Tyler Jackson Pritchard: CANALS
Gallery Jeeum
LG-01, Office Block One, DB North Plaza, 92 Siena Avenue, Discovery Bay, Hong Kong Hong Kong, Hong Kong [Directions]

Opening Reception: March 6th | 3pm - 7pm

Display Dates: March 4th - 28th


Gallery Jeeum is pleased to present CANALS, our first exhibition with Tyler Jackson Pritchard showcasing the artist’s latest series of 11 works. This series of paintings from 2020 explores how two seemingly contradictory forces work in tandem. Humans and the natural world are often depicted as opposing forces whereas Jackson takes a different point of view, seeing them as partners in a dance. Complementary to one another. Not a dissonance but a harmony.

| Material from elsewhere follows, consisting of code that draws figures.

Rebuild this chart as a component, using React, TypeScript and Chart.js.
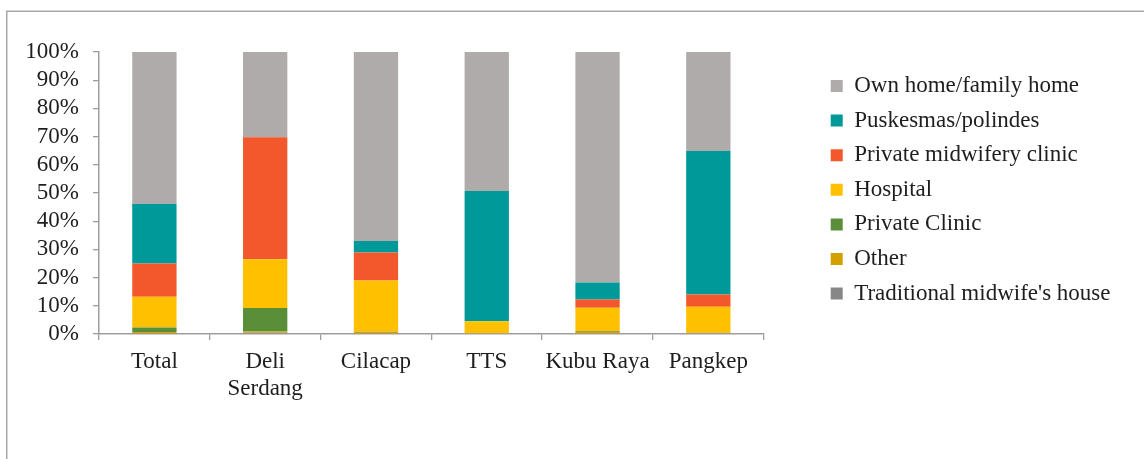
import React, { useEffect, useRef } from "react";
import { Chart, registerables } from "chart.js";

Chart.register(...registerables);

const categories: (string | string[])[] = ["Total", ["Deli", "Serdang"], "Cilacap", "TTS", "Kubu Raya", "Pangkep"];

const traditionalHouse = [0, 0.4, 0, 0, 0, 0];
const other = [0.7, 0.5, 0.9, 0, 0.8, 0.5];
const privateClinic = [1.6, 8.3, 0, 0, 0.3, 0];
const hospital = [10.9, 17.3, 18.1, 4.5, 8.2, 9.2];
const midwiferyClinic = [11.8, 43.3, 9.9, 0, 2.9, 4.3];
const puskesmas = [21.1, 0, 4.1, 46.2, 6.1, 50.9];
const ownHome = [53.9, 30.2, 67.0, 49.3, 81.7, 35.1];

const yTicks = [0, 10, 20, 30, 40, 50, 60, 70, 80, 90, 100];

const FONT = "'Liberation Serif', 'DejaVu Serif', serif";
const FS = 23;
const TEXT = "#1e1e1e";
const AXIS = "#9d9d9d";

const framePlugin = {
  id: "frame",
  beforeDraw(chart: any) {
    const ctx = chart.ctx;
    ctx.save();
    ctx.fillStyle = "#ffffff";
    ctx.fillRect(0, 0, chart.width, chart.height);
    ctx.strokeStyle = "#a8a8a8";
    ctx.lineWidth = 1.5;
    ctx.beginPath();
    ctx.moveTo(6.75, chart.height);
    ctx.lineTo(6.75, 11.25);
    ctx.lineTo(chart.width, 11.25);
    ctx.stroke();
    ctx.restore();
  },
};

export default function App() {
  const ref = useRef<HTMLCanvasElement | null>(null);

  useEffect(() => {
    if (!ref.current) return;
    const mk = (label: string, data: number[], color: string) => ({
      label,
      data,
      backgroundColor: color,
      borderWidth: 0,
      barPercentage: 0.4,
      categoryPercentage: 1,
    });
    const chart = new Chart(ref.current, {
      type: "bar",
      data: {
        labels: categories,
        datasets: [
          mk("Traditional midwife's house", traditionalHouse, "#878787"),
          mk("Other", other, "#D2A000"),
          mk("Private Clinic", privateClinic, "#5B8E39"),
          mk("Hospital", hospital, "#FFC000"),
          mk("Private midwifery clinic", midwiferyClinic, "#F2582C"),
          mk("Puskesmas/polindes", puskesmas, "#009999"),
          mk("Own home/family home", ownHome, "#AFABAB"),
        ],
      },
      options: {
        responsive: false,
        animation: false,
        devicePixelRatio: 1,
        layout: { padding: { left: 25, top: 52, right: 23.5, bottom: 47.8 } },
        font: { family: FONT, size: FS },
        color: TEXT,
        plugins: {
          tooltip: { enabled: false },
          title: { display: false },
          legend: {
            position: "right",
            align: "start",
            reverse: true,
            maxWidth: 420,
            title: { display: true, text: "", font: { size: 1 }, padding: { top: 9.7, bottom: 0 } },
            labels: {
              boxWidth: 12,
              boxHeight: 12,
              padding: 11.6,
              color: TEXT,
              font: { family: FONT, size: FS },
            },
          },
        },
        scales: {
          x: {
            stacked: true,
            grid: {
              display: true,
              offset: true,
              drawOnChartArea: false,
              drawTicks: true,
              tickLength: 6,
              color: AXIS,
              lineWidth: 1.3,
            },
            border: { display: true, color: AXIS, width: 1.5 },
            ticks: {
              color: TEXT,
              font: { family: FONT, size: FS },
              padding: 8,
              maxRotation: 0,
              autoSkip: false,
            },
          },
          y: {
            stacked: true,
            min: 0,
            max: 100,
            afterFit: (scale: any) => {
              scale.width = 74;
            },
            afterBuildTicks: (scale: any) => {
              scale.ticks = yTicks.map((v) => ({ value: v }));
            },
            grid: {
              display: true,
              drawOnChartArea: false,
              drawTicks: true,
              tickLength: 6,
              color: AXIS,
              lineWidth: 1.3,
            },
            border: { display: true, color: AXIS, width: 1.5 },
            ticks: {
              color: TEXT,
              font: { family: FONT, size: FS },
              padding: 14,
              autoSkip: false,
              callback: (v: any) => `${v}%`,
            },
          },
          spacer: {
            type: "linear",
            position: "right",
            display: true,
            afterFit: (scale: any) => {
              scale.width = 55.4;
            },
            grid: { display: false, drawTicks: false },
            border: { display: false },
            ticks: { display: false },
          },
        },
      },
      plugins: [framePlugin],
    } as any);
    return () => chart.destroy();
  }, []);

  return (
    <div style={{ position: "fixed", left: 0, top: 0, width: 1144, height: 459, background: "#fff" }}>
      <canvas ref={ref} width={1144} height={459} style={{ display: "block", width: 1144, height: 459 }} />
    </div>
  );
}
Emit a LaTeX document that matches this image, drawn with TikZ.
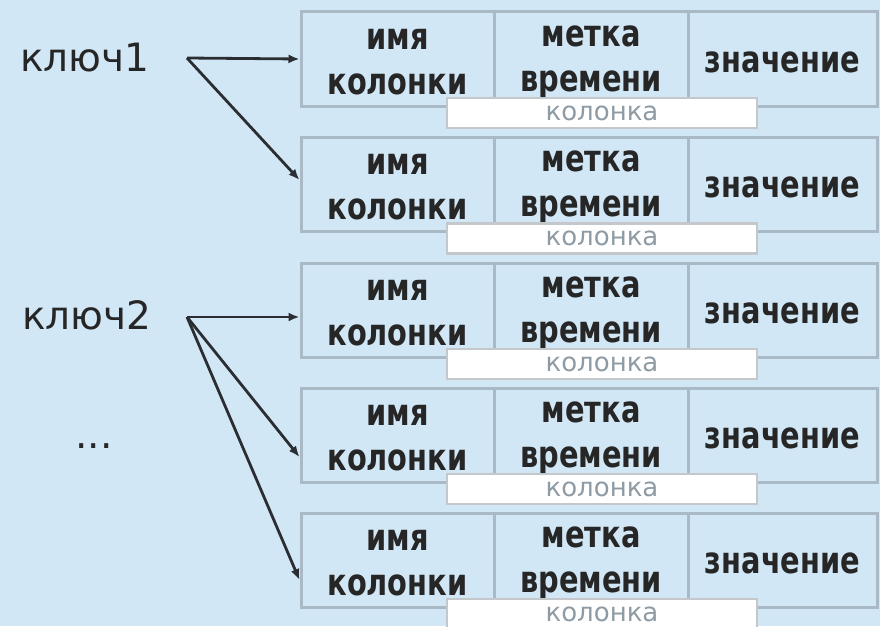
\documentclass[tikz,border=0pt]{standalone}
\usepackage{fontspec}
\setmainfont{DejaVu Sans}
\newfontfamily\cellfont[FakeStretch=0.78]{DejaVu Sans Bold}
\newfontfamily\keyfont{DejaVu Sans}
\usetikzlibrary{arrows.meta}
\definecolor{bg}{HTML}{D2E7F5}
\definecolor{cellline}{HTML}{A9BAC6}
\definecolor{lblline}{HTML}{C4C8CB}
\definecolor{lbltext}{HTML}{8E9BA4}
\definecolor{arr}{HTML}{2A2E32}
\tikzset{
  cell/.style={draw=cellline, line width=3pt, inner sep=0pt, minimum height=94pt},
  celltext/.style={align=center, inner sep=0pt, text=black!85, font={\cellfont\fontsize{37}{45}\selectfont}},
  lbl/.style={draw=lblline, line width=2.5pt, fill=white, minimum width=310pt, minimum height=30pt, inner sep=0pt,
     text=lbltext, font={\fontsize{26}{30}\selectfont}},
  keytext/.style={inner sep=0pt, text=black!85, font={\keyfont\fontsize{39}{44}\selectfont}},
  link/.style={draw=arr, line width=2.8pt, -{Latex[length=11pt,width=9pt]}}
}
\begin{document}
\begin{tikzpicture}[x=1pt,y=-1pt]
\fill[bg] (0,0) rectangle (880,626);
\useasboundingbox (0,0) rectangle (880,626);
\foreach \i/\t in {1/12,2/137.5,3/263,4/388,5/513}{
  \node[cell, minimum width=193pt] (n\i) at (397.5,\t+47) {};
  \node[cell, minimum width=194pt] (m\i) at (591,\t+47) {};
  \node[cell, minimum width=189pt] (v\i) at (782.5,\t+47) {};
  \node[celltext] (tn\i) at (397.5,\t+50) {имя\\колонки};
  \node[celltext] (tm\i) at (591,\t+50) {метка\\времени};
  \node[celltext] (tv\i) at (782.5,\t+50) {значение};
  \node[lbl] (l\i) at (602,\t+101) {колонка};
}
\node[keytext] (k1) at (85,58) {ключ1};
\node[keytext] (k2) at (87,315) {ключ2};
\node[keytext] (dots) at (94,446) {...};
\coordinate (s1) at (187,58);
\coordinate (s2) at (187,317);
\draw[link] (s1) -- (n1.west);
\draw[link] (s1) -- (n2.west |- 0,180);
\draw[link] (s2) -- (n3.west |- 0,317);
\draw[link] (s2) -- (n4.west |- 0,457);
\draw[link] (s2) -- (n5.west |- 0,580);
\end{tikzpicture}
\end{document}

Canals is the most fitting analogy denoting the relationship between the workings of nature and that of our society. The natural and the human world, to the artist, are one in the same, both expressions of organic energy, not antithesis. Just as how a river flows through canals built by humans, the same force runs through our organically built bodies. This channel of momentum is the main guiding principle of the works. We labour as part of and evolve along with the happenings in nature, not in opposition or in battle.

We see this communicated not just in the content of the works but also in the techniques used to make them. Flat, rigid and almost dry application of paint is placed within the same canvas as thick, three dimensional, highly textured carved acrylic applied through a wet and flowing process. The sculpture-like texture created by generous swaths of paint that are then carved are a depiction of Jackson’s unbounded emotional expressions while the almost matter-of-fact straight lines elude to an air of calm rationality. The emotional juxtaposition involved in the creation process parallels the coexistence of the organic reaction and measured construction.

Each of Jackson’s works he sees as an individual, created with full personality and purpose including both darkness and light. Photography and music from heavy metal to classical have played important roles in Jackson’s life. His paintings are the combination of the captured moment expressed in visual rhythm.

While darkness and the ‘Jungian Shadow’ have always been elements in his artistic practices; “darkness reveals light” as he says, and vice versa; we see a more daring use of bright and joyous colours seemingly to illustrate blossoming plants and flowers that are then counter balanced with the use of uniform lines. But is what you see with the naked eye genuinely all of it? What images and objects do you really see between the lines?

Jackson also reflected upon his unintentional tendency to create works in pairs or more. Good Morning, Good Afternoon and Good Night form a story-like trio and in the pair The InBetween and Ghost of the Present we see reminiscent advancements from his previous series focusing on liner optics. In Blood Ivory and Jodorowsky‘s Wounds we see the artist pushing geometric order and controlled chaos past the content of the paintings into even the shape and construction of the canvas.